Members of the management team and certain directors of the Company subscribed for the entire $30,000.
In the event that the next financing is completed in conjunction with a consolidation of the Company’s common shares, the subscribers will receive compensation common shares (the “Compensation Shares”) if the number of common shares received from the funds invested under the above Offering is less than what the subscribers would receive from a similar amount of funds invested in the next round financing (on a post consolidated basis). The number of Compensation Shares to be issued is limited to 66,667.
The Company will use the net proceeds of the Offering for to fund the geophysical survey at the Brabant project in central Saskatchewan.

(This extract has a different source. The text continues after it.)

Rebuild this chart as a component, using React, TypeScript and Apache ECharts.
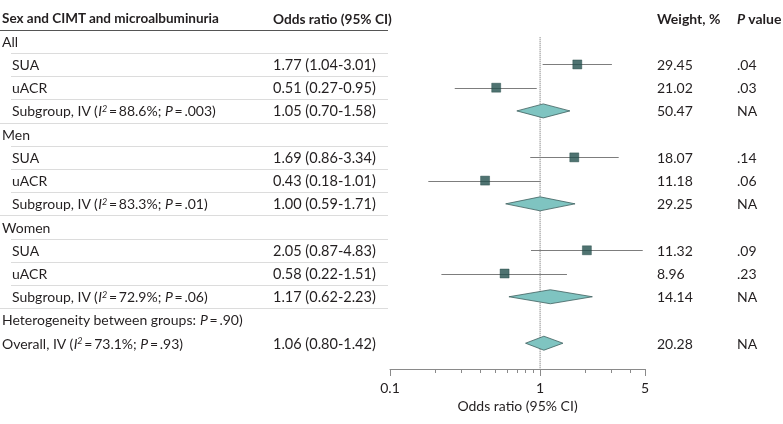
import React, { useEffect, useRef } from "react";
import * as echarts from "echarts";

const headerTexts = ["Sex and CIMT and microalbuminuria", "Odds ratio (95% CI)", "Weight, %", "{bi|P} value"];

const rowLabels = [
  "All",
  "SUA",
  "uACR",
  "Subgroup, IV ({i|I}{sup|2}\u2009=\u200988.6%; {i|P}\u2009=\u2009.003)",
  "Men",
  "SUA",
  "uACR",
  "Subgroup, IV ({i|I}{sup|2}\u2009=\u200983.3%; {i|P}\u2009=\u2009.01)",
  "Women",
  "SUA",
  "uACR",
  "Subgroup, IV ({i|I}{sup|2}\u2009=\u200972.9%; {i|P}\u2009=\u2009.06)",
  "Heterogeneity between groups: {i|P}\u2009=\u2009.90)",
  "Overall, IV ({i|I}{sup|2}\u2009=\u200973.1%; {i|P}\u2009=\u2009.93)",
];
const rowKinds = ["group", "item", "item", "sub", "group", "item", "item", "sub", "group", "item", "item", "sub", "note", "overall"];
const orTexts = [
  "", "1.77 (1.04-3.01)", "0.51 (0.27-0.95)", "1.05 (0.70-1.58)",
  "", "1.69 (0.86-3.34)", "0.43 (0.18-1.01)", "1.00 (0.59-1.71)",
  "", "2.05 (0.87-4.83)", "0.58 (0.22-1.51)", "1.17 (0.62-2.23)",
  "", "1.06 (0.80-1.42)",
];
const weights = ["", "29.45", "21.02", "50.47", "", "18.07", "11.18", "29.25", "", "11.32", "8.96", "14.14", "", "20.28"];
const pValues = ["", ".04", ".03", "NA", "", ".14", ".06", "NA", "", ".09", ".23", "NA", "", "NA"];
const estimates: (number | null)[] = [null, 1.77, 0.51, 1.05, null, 1.69, 0.43, 1.0, null, 2.05, 0.58, 1.17, null, 1.06];
const lowers: (number | null)[] = [null, 1.04, 0.27, 0.7, null, 0.86, 0.18, 0.59, null, 0.87, 0.22, 0.62, null, 0.8];
const uppers: (number | null)[] = [null, 3.01, 0.95, 1.58, null, 3.34, 1.01, 1.71, null, 4.83, 1.51, 2.23, null, 1.42];

const xTickValues = [0.1, 1, 5];
const xMinorTickValues = [0.2, 0.3, 0.4, 0.5, 0.6, 0.7, 0.8, 0.9, 2, 3, 4];
const xMin = 0.1;
const xMax = 5;

const FONT = "Lato, 'Noto Sans', sans-serif";
const TEXT = "#231f20";

export default function App() {
  const ref = useRef<HTMLDivElement>(null);
  useEffect(() => {
    if (!ref.current) return;
    const chart = echarts.init(ref.current, undefined, { renderer: "svg" });
    const lg = (v: number) => Math.log10(v);
    const nRows = rowLabels.length;
    const yMax = 15.11;

    const mkRich = (fs: number) => ({
      i: { fontStyle: "italic", fontFamily: FONT, fontSize: fs, color: TEXT },
      bi: { fontStyle: "italic", fontWeight: "bold", fontFamily: FONT, fontSize: fs, color: TEXT },
      sup: { fontStyle: "italic", fontFamily: FONT, fontSize: 9, color: TEXT, verticalAlign: "top", lineHeight: 9 },
    });

    const tableData: number[][] = [[0, 0, -1]];
    for (let k = 0; k < nRows; k++) tableData.push([0, k + 1, k]);

    const ciData: number[][] = [];
    const squareData: number[][] = [];
    const diamondData: number[][] = [];
    for (let k = 0; k < nRows; k++) {
      const e = estimates[k];
      const lo = lowers[k];
      const hi = uppers[k];
      if (e == null || lo == null || hi == null) continue;
      if (rowKinds[k] === "item") {
        ciData.push([lg(lo), lg(hi), k + 1]);
        squareData.push([lg(e), k + 1]);
      } else {
        diamondData.push([lg(lo), lg(e), lg(hi), k + 1]);
      }
    }

    const gridBox = { left: 390, right: 138, top: 18, bottom: 55, containLabel: false };

    const option: any = {
      animation: false,
      grid: [gridBox, { ...gridBox }],
      xAxis: [
        {
          type: "value",
          gridIndex: 0,
          position: "bottom",
          min: lg(xMin),
          max: lg(xMax),
          splitLine: { show: false },
          axisLine: { show: true, onZero: false, lineStyle: { color: "#8a8a8a", width: 1 } },
          axisTick: { show: true, customValues: xTickValues.map(lg), length: 7, lineStyle: { color: "#8a8a8a" } },
          axisLabel: {
            show: true,
            customValues: xTickValues.map(lg),
            margin: 11,
            fontFamily: FONT,
            fontSize: 14,
            color: TEXT,
            formatter: (v: number) => String(parseFloat(Math.pow(10, v).toPrecision(2))),
          },
          name: "Odds ratio (95% CI)",
          nameLocation: "middle",
          nameGap: 29,
          nameTextStyle: { fontFamily: FONT, fontSize: 14, color: TEXT },
        },
        {
          type: "value",
          gridIndex: 1,
          position: "bottom",
          min: lg(xMin),
          max: lg(xMax),
          splitLine: { show: false },
          axisLine: { show: false, onZero: false },
          axisTick: { show: true, customValues: xMinorTickValues.map(lg), length: 4, lineStyle: { color: "#8a8a8a" } },
          axisLabel: { show: false },
        },
      ],
      yAxis: [
        { type: "value", gridIndex: 0, inverse: true, min: 0, max: yMax, show: false },
        { type: "value", gridIndex: 1, inverse: true, min: 0, max: yMax, show: false },
      ],
      series: [
        {
          type: "line",
          data: [[0, 0.83], [0, yMax]],
          symbol: "none",
          lineStyle: { type: "dotted", color: "#666", width: 1 },
          silent: true,
          z: 1,
        },
        {
          type: "custom",
          data: tableData,
          encode: { x: 0, y: 1 },
          clip: false,
          silent: true,
          renderItem: (params: any, api: any) => {
            const r = api.value(1);
            const idx = api.value(2);
            const y = api.coord([0, r])[1];
            const step = api.size([0, 1])[1];
            const children: any[] = [];
            const txt = (x: number, text: string, bold: boolean, fs: number) => ({
              type: "text",
              style: {
                x, y, text, fill: TEXT, fontFamily: FONT, fontSize: fs,
                fontWeight: bold ? "bold" : "normal",
                verticalAlign: "middle", align: "left", rich: mkRich(fs),
              },
            });
            if (idx < 0) {
              children.push(txt(2, headerTexts[0], true, 13.5));
              children.push(txt(273, headerTexts[1], true, 13.7));
              children.push(txt(657, headerTexts[2], true, 14));
              children.push(txt(737, headerTexts[3], true, 14));
              const ly = Math.round(y + step / 2 + 0.5) + 0.5;
              children.push({ type: "line", shape: { x1: 0, y1: ly, x2: 388, y2: ly }, style: { stroke: "#555", lineWidth: 1 } });
            } else {
              const kind = rowKinds[idx];
              const lx = kind === "item" || kind === "sub" ? 12 : 2;
              children.push(txt(lx, rowLabels[idx], false, 14));
              if (orTexts[idx]) children.push(txt(273, orTexts[idx], false, 14.5));
              if (weights[idx]) children.push(txt(657, weights[idx], false, 14));
              if (pValues[idx]) children.push(txt(737, pValues[idx], false, 14));
              if (kind !== "note" && kind !== "overall") {
                const ly = Math.round(y + step / 2) + 0.5;
                const sx = kind === "sub" ? 0 : 11;
                children.push({ type: "line", shape: { x1: sx, y1: ly, x2: 388, y2: ly }, style: { stroke: "#dcdcdc", lineWidth: 1 } });
              }
            }
            return { type: "group", children };
          },
          z: 2,
        },
        {
          type: "custom",
          data: ciData,
          encode: { x: [0, 1], y: 2 },
          clip: false,
          silent: true,
          renderItem: (params: any, api: any) => {
            const a = api.coord([api.value(0), api.value(2)]);
            const b = api.coord([api.value(1), api.value(2)]);
            const yy = Math.round(a[1]) + 0.5;
            return { type: "line", shape: { x1: a[0], y1: yy, x2: b[0], y2: yy }, style: { stroke: "#7d7d7d", lineWidth: 1 } };
          },
          z: 3,
        },
        {
          type: "scatter",
          data: squareData,
          symbol: "rect",
          symbolSize: 9,
          itemStyle: { color: "#23504d", borderColor: "#1c413f", borderWidth: 0.5 },
          silent: true,
          z: 4,
        },
        {
          type: "custom",
          data: diamondData,
          encode: { x: [0, 1, 2], y: 3 },
          clip: false,
          silent: true,
          renderItem: (params: any, api: any) => {
            const r = api.value(3);
            const l = api.coord([api.value(0), r]);
            const m = api.coord([api.value(1), r]);
            const h = api.coord([api.value(2), r]);
            const hh = 7;
            return {
              type: "polygon",
              shape: { points: [[l[0], l[1]], [m[0], m[1] - hh], [h[0], h[1]], [m[0], m[1] + hh]] },
              style: { fill: "#7fc4c1", stroke: "#3f5f5e", lineWidth: 0.8 },
            };
          },
          z: 4,
        },
      ],
    };
    chart.setOption(option);
    return () => chart.dispose();
  }, []);
  return <div ref={ref} style={{ position: "fixed", left: 0, top: 0, width: 783, height: 424 }} />;
}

For further information, please contact:
Kent Pearson, President and Chief Executive Officer
Certain information set forth in this news release may contain forward-looking information that involves substantial known and unknown risks and uncertainties. This forward-looking information is subject to numerous risks and uncertainties, certain of which are beyond the control of the Company, including, but not limited to, the impact of general economic conditions, industry conditions, and dependence upon regulatory approvals. Readers are cautioned that the assumptions used in the preparation of such information, although considered reasonable at the time of preparation, may prove to be imprecise and, as such, undue reliance should not be placed on forward-looking information. The parties undertake no obligation to update forward-looking information except as otherwise may be required by applicable securities law.